Leisure & Volunteering

Volunteering is a great way to make a difference and add something different to your CV or UCAS application. Volunteering simply means giving up your own time (as little or as much as you like) to help others without getting paid. 

Some volunteering frameworks offer certificates or accredited awards.   Whichever pathway to volunteering you choose, it demonstrates a commitment to a project, participation within your community and the ability to afford time recreationally around your studies.  You gain valuable experience, develop new skills, receive free training and have fun!  Volunteering doesn’t have to involve the traditional idea of working in a charity shop (unless you want to).  It can give you a chance to build on what you are already into or get support to develop your own ideas for a project that benefits your community. 

V inspire

There are organisations who will link 14-25 year olds with volunteering opportunities in their local area, you simply log in your postcode and a little bit about your hobbies and interests and the type of opportunities you are looking for.  Log onto www.vinspired.com.


You may have completed your Duke of Edinburgh Bronze Award while at school.  It is worth checking out if you are able to continue it through your new school or college.  Most further education settings offer the Silver and Gold award.  The award is available up until age 24 but there are age restrictions at each level. 

National Citizen Service (NCS)

The NCS offers opportunities for all 16 and 17 year olds in England and Northern Ireland that helps you build your skills for work and life.  NCS runs through spring, summer and autumn and will mean some time away from home (this needs to be considered if you wish to return home to Scilly for the whole of the holidays). Log onto www.ncsyes.co.uk for more information.

Thinking of taking a gap year?

Volunteering abroad on your gap year is a great way to make the most of your year out.  You could do anything from offering to volunteer with animals to teaching English as a foreign language.  For more information log onto www.gapyear.com/volunteering.

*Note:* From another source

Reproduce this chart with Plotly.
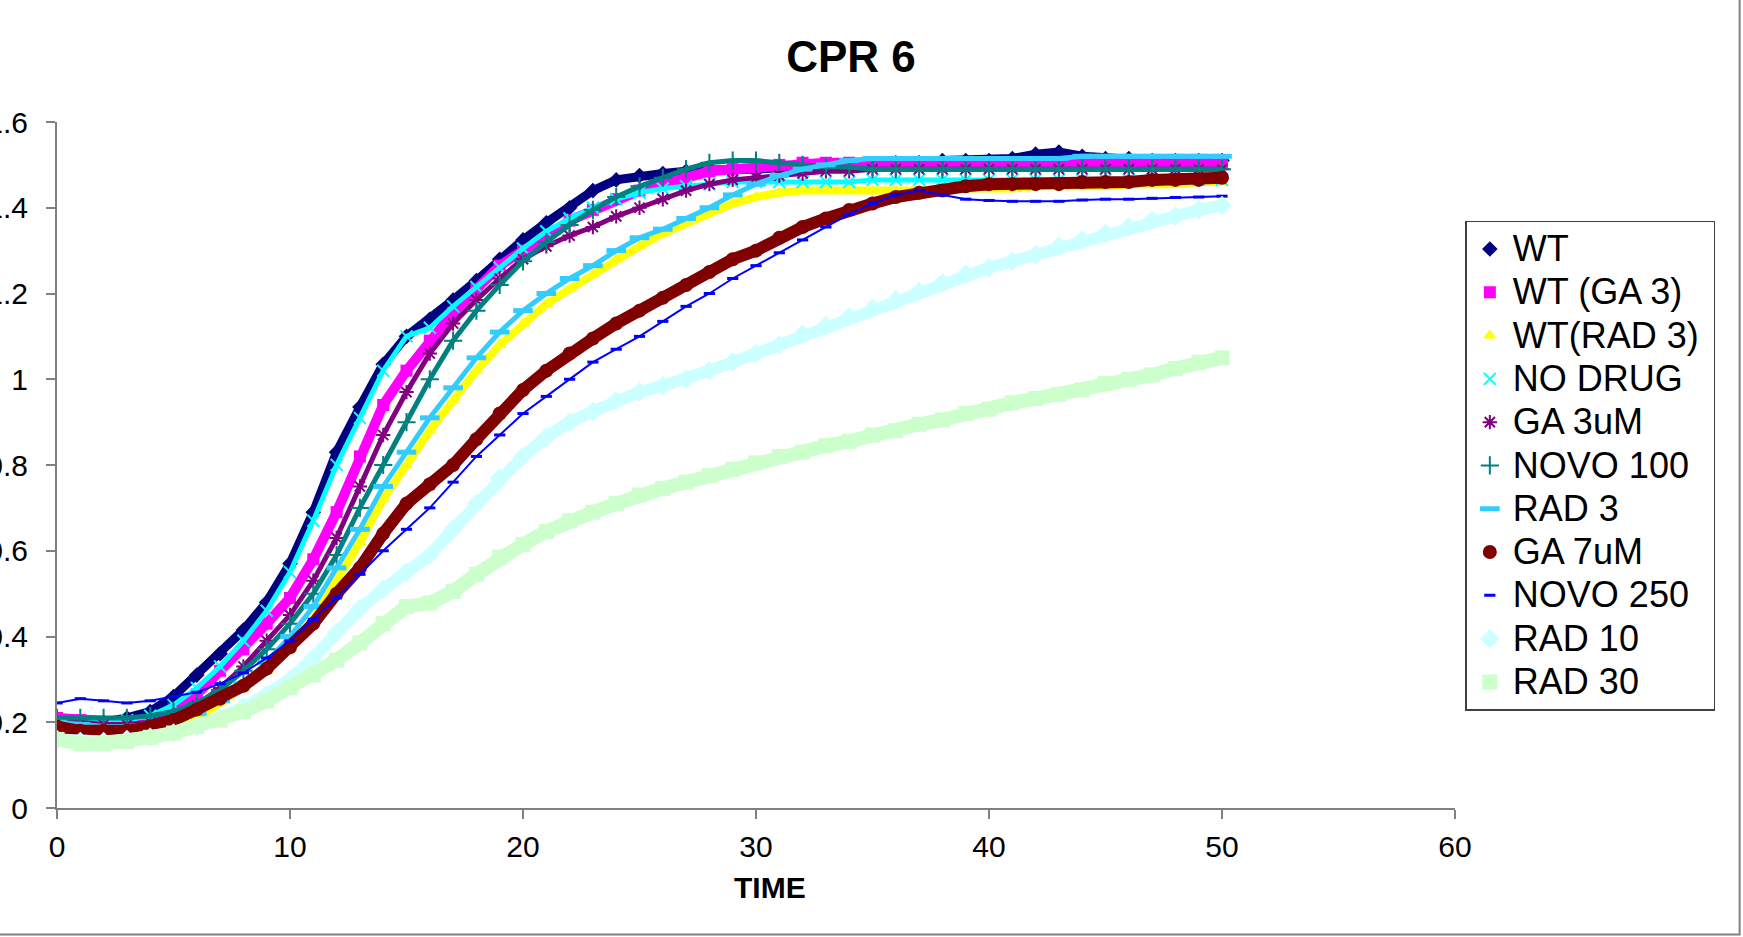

Youth participation is often used as a term to describe young people’s active involvement.  It refers specifically to the involvement in the process of identifying needs, exploring solutions, making decisions and planning action within communities.  You do not necessarily need to be a political minded person to represent your peers.  The British Youth Council can give you information about Youth Councils and UK Youth Parliament and local forums in your area.  You may decide to become a student Council or Student union representative, again – this is something that can make you stand out on your UCAS applications and CV.


Many schools and colleges have a wide range of extra curricular clubs and academies which you are able to join in addition to your studies or training.  You should hopefully find a club or academy which meets your interest or talent and joining one is a great way of meeting people who have similar interests to yourself.  Clubs and academies can range from sports and expeditions, to music and specialist academic areas.  You can find out more about what your prospective school or college has on offer during an open day or by going onto their website.